**Aim of the task**.
Leave the pictures out and retype the lines from the beginning through the line with "potWhiteErr = [0.5, 0.5, 2.5, 2.5, 0.9];", both ends included.

**Given material**.
• • • • •

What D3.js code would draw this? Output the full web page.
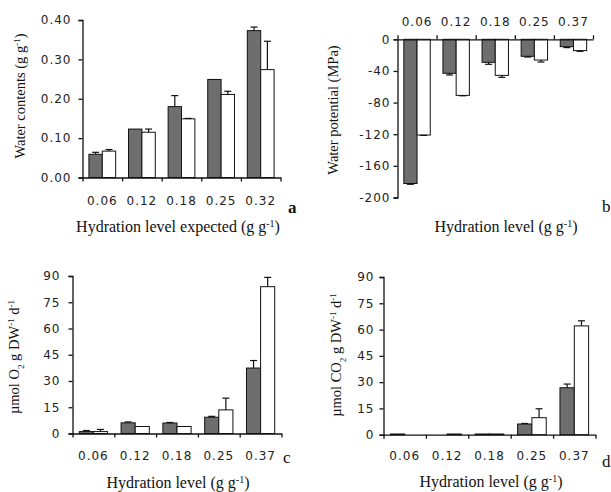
<!DOCTYPE html>
<html>
<head>
<meta charset="utf-8">
<script src="https://cdn.jsdelivr.net/npm/d3@7"></script>
<style>
  body { margin: 0; background: #fff; }
  .tick text { font-family: "DejaVu Sans", sans-serif; font-size: 12px; fill: #222; letter-spacing: 1px; }
  .ttl { font-family: "Liberation Serif", "Times New Roman", serif; fill: #111; }
</style>
</head>
<body>
<svg id="chart" width="611" height="492"></svg>
<script>
// categories
var levelsA = ["0.06", "0.12", "0.18", "0.25", "0.32"];
var levels = ["0.06", "0.12", "0.18", "0.25", "0.37"];

// a : water contents (g g-1)
var waterGray = [0.059, 0.123, 0.180, 0.249, 0.373],
    waterGrayErr = [0.005, 0, 0.028, 0, 0.009];
var waterWhite = [0.067, 0.115, 0.149, 0.211, 0.274],
    waterWhiteErr = [0.004, 0.008, 0.001, 0.008, 0.072];

// b : water potential (MPa)
var potGray = [-182.3, -43, -29.1, -21.5, -9.3],
    potGrayErr = [1, 2.1, 2.5, 0.9, 1.2];
var potWhite = [-121, -70.9, -45.6, -26.2, -14.3],
    potWhiteErr = [0.5, 0.5, 2.5, 2.5, 0.9];

// c : O2
var o2Gray = [1.1, 6.1, 6.0, 9.3, 37.4],
    o2GrayErr = [0.6, 0.5, 0.3, 0.5, 4.3];
var o2White = [1.1, 4.0, 4.0, 13.5, 83.9],
    o2WhiteErr = [1.2, 0, 0, 6.7, 5.3];

// d : CO2
var co2Gray = [0.4, 0, 0.4, 6.1, 26.8],
    co2GrayErr = [0, 0, 0, 0.3, 2.1];
var co2White = [0, 0.4, 0.4, 9.7, 62.1],
    co2WhiteErr = [0, 0, 0, 5.1, 2.9];

var ticksA = [0, 0.1, 0.2, 0.3, 0.4],
    ticksB = [0, -40, -80, -120, -160, -200],
    ticksCD = [0, 15, 30, 45, 60, 75, 90];

var svg = d3.select("#chart");
var grayFill = "#6e6e6e";

function drawPanel(p) {
  var g = svg.append("g");
  var x = d3.scaleBand().domain(p.cats).range(p.xr);
  var inner = d3.scaleBand().domain(["g", "w"]).range([0, x.bandwidth()]).paddingOuter(0.48);
  var y = d3.scaleLinear().domain(p.yd).range(p.yr);
  var y0 = y(0);

  var rows = [];
  p.cats.forEach(function(c, i) {
    rows.push({c: c, s: "g", v: p.gray[i], e: p.grayErr[i]});
    rows.push({c: c, s: "w", v: p.white[i], e: p.whiteErr[i]});
  });

  g.selectAll("rect.bar").data(rows).enter().append("rect")
    .attr("class", "bar")
    .attr("x", function(d) { return x(d.c) + inner(d.s); })
    .attr("width", inner.bandwidth())
    .attr("y", function(d) { return Math.min(y(d.v), y0); })
    .attr("height", function(d) { return Math.abs(y(d.v) - y0); })
    .attr("fill", function(d) { return d.s == "g" ? grayFill : "#fff"; })
    .attr("stroke", "#111")
    .attr("stroke-width", 1);

  // error bars (one-sided, away from zero)
  var errs = rows.filter(function(d) { return d.e > 0; });
  var end = function(d) { return y(d.v + (d.v < 0 ? -d.e : d.e)); };
  var cx = function(d) { return x(d.c) + inner(d.s) + inner.bandwidth() / 2; };
  g.selectAll("line.err").data(errs).enter().append("line")
    .attr("class", "err")
    .attr("x1", cx).attr("x2", cx)
    .attr("y1", function(d) { return y(d.v); }).attr("y2", end)
    .attr("stroke", "#111").attr("stroke-width", 1.2);
  g.selectAll("line.cap").data(errs).enter().append("line")
    .attr("class", "cap")
    .attr("x1", function(d) { return cx(d) - 3.5; }).attr("x2", function(d) { return cx(d) + 3.5; })
    .attr("y1", end).attr("y2", end)
    .attr("stroke", "#111").attr("stroke-width", 1.2);

  // y axis
  g.append("g").attr("transform", "translate(" + p.xr[0] + ",0)")
    .call(d3.axisLeft(y).tickValues(p.yticks).tickFormat(p.fmt).tickSize(4).tickPadding(p.ypad))
    .call(function(a) { a.selectAll("path, line").attr("stroke", "#111").attr("stroke-width", 1.3); });

  // x axis: labels at band centres, ticks at band edges
  var top = p.top;
  var xa = top ? d3.axisTop(x) : d3.axisBottom(x);
  g.append("g").attr("transform", "translate(0," + y0 + ")")
    .call(xa.tickSize(0).tickPadding(p.xpad))
    .call(function(a) { a.select(".domain").attr("stroke", "#111").attr("stroke-width", 1.3); });
  var edge = d3.scaleLinear().domain([0, p.cats.length]).range(p.xr);
  var ea = top ? d3.axisTop(edge) : d3.axisBottom(edge);
  g.append("g").attr("transform", "translate(0," + y0 + ")")
    .call(ea.ticks(p.cats.length).tickFormat("").tickSize(4).tickSizeOuter(0))
    .call(function(a) {
      a.select(".domain").remove();
      a.selectAll("line").attr("stroke", "#111").attr("stroke-width", 1.3);
    });

  // titles
  var yt = g.append("text").attr("class", "ttl")
    .attr("transform", "translate(" + p.ytPos[0] + "," + p.ytPos[1] + ") rotate(-90)")
    .attr("text-anchor", "middle").style("font-size", "14.5px");
  p.ytitle.forEach(function(t) {
    var s = yt.append("tspan").text(t[0]);
    if (t[1] == "sup") s.attr("baseline-shift", "super").style("font-size", "9px");
    if (t[1] == "sub") s.attr("baseline-shift", "sub").style("font-size", "9px");
  });

  var xt = g.append("text").attr("class", "ttl")
    .attr("x", p.xtPos[0]).attr("y", p.xtPos[1])
    .attr("text-anchor", "middle").style("font-size", "16px");
  xt.append("tspan").text(p.xtitle);
  xt.append("tspan").text("-1").attr("baseline-shift", "super").style("font-size", "10px");
  xt.append("tspan").text(")");

  g.append("text").attr("class", "ttl")
    .attr("x", p.letterPos[0]).attr("y", p.letterPos[1])
    .style("font-size", "17px").style("font-weight", p.bold ? "bold" : "normal")
    .text(p.letter);
}

drawPanel({
  cats: levelsA, gray: waterGray, grayErr: waterGrayErr, white: waterWhite, whiteErr: waterWhiteErr,
  xr: [82.5, 280.5], yd: [0, 0.4], yr: [177.5, 20], yticks: ticksA, fmt: d3.format(".2f"),
  ypad: 7, xpad: 18.5, top: false,
  ytitle: [["Water contents (g g"], ["-1", "sup"], [")"]], ytPos: [25, 96],
  xtitle: "Hydration level expected (g g", xtPos: [178, 232],
  letter: "a", letterPos: [288, 213], bold: true
});

drawPanel({
  cats: levels, gray: potGray, grayErr: potGrayErr, white: potWhite, whiteErr: potWhiteErr,
  xr: [397.5, 593], yd: [0, -200], yr: [39.3, 197.5], yticks: ticksB, fmt: function(d) { return String(d); },
  ypad: 3, xpad: 13, top: true,
  ytitle: [["Water potential (MPa)"]], ytPos: [338, 110],
  xtitle: "Hydration level (g g", xtPos: [506, 232],
  letter: "b", letterPos: [602, 212], bold: false
});

drawPanel({
  cats: levels, gray: o2Gray, grayErr: o2GrayErr, white: o2White, whiteErr: o2WhiteErr,
  xr: [72.5, 281.5], yd: [0, 90], yr: [433.5, 276], yticks: ticksCD, fmt: function(d) { return String(d); },
  ypad: 8, xpad: 17.5, top: false,
  ytitle: [["\u00b5mol O"], ["2", "sub"], [" g DW"], ["-1", "sup"], [" d"], ["-1", "sup"]], ytPos: [19, 357],
  xtitle: "Hydration level (g g", xtPos: [178, 488],
  letter: "c", letterPos: [283, 463], bold: false
});

drawPanel({
  cats: levels, gray: co2Gray, grayErr: co2GrayErr, white: co2White, whiteErr: co2WhiteErr,
  xr: [383.5, 595.5], yd: [0, 90], yr: [434.7, 277], yticks: ticksCD, fmt: function(d) { return String(d); },
  ypad: 5, xpad: 17, top: false,
  ytitle: [["\u00b5mol CO"], ["2", "sub"], [" g DW"], ["-1", "sup"], [" d"], ["-1", "sup"]], ytPos: [341, 355],
  xtitle: "Hydration level (g g", xtPos: [491, 487],
  letter: "d", letterPos: [602, 467], bold: false
});
</script>
</body>
</html>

• • • • •

**Reply**.
What D3.js code would draw this? Output the full web page.
<!DOCTYPE html>
<html>
<head>
<meta charset="utf-8">
<script src="https://cdn.jsdelivr.net/npm/d3@7"></script>
<style>
  body { margin: 0; background: #fff; }
  .tick text { font-family: "DejaVu Sans", sans-serif; font-size: 12px; fill: #222; letter-spacing: 1px; }
  .ttl { font-family: "Liberation Serif", "Times New Roman", serif; fill: #111; }
</style>
</head>
<body>
<svg id="chart" width="611" height="492"></svg>
<script>
// categories
var levelsA = ["0.06", "0.12", "0.18", "0.25", "0.32"];
var levels = ["0.06", "0.12", "0.18", "0.25", "0.37"];

// a : water contents (g g-1)
var waterGray = [0.059, 0.123, 0.180, 0.249, 0.373],
    waterGrayErr = [0.005, 0, 0.028, 0, 0.009];
var waterWhite = [0.067, 0.115, 0.149, 0.211, 0.274],
    waterWhiteErr = [0.004, 0.008, 0.001, 0.008, 0.072];

// b : water potential (MPa)
var potGray = [-182.3, -43, -29.1, -21.5, -9.3],
    potGrayErr = [1, 2.1, 2.5, 0.9, 1.2];
var potWhite = [-121, -70.9, -45.6, -26.2, -14.3],
    potWhiteErr = [0.5, 0.5, 2.5, 2.5, 0.9];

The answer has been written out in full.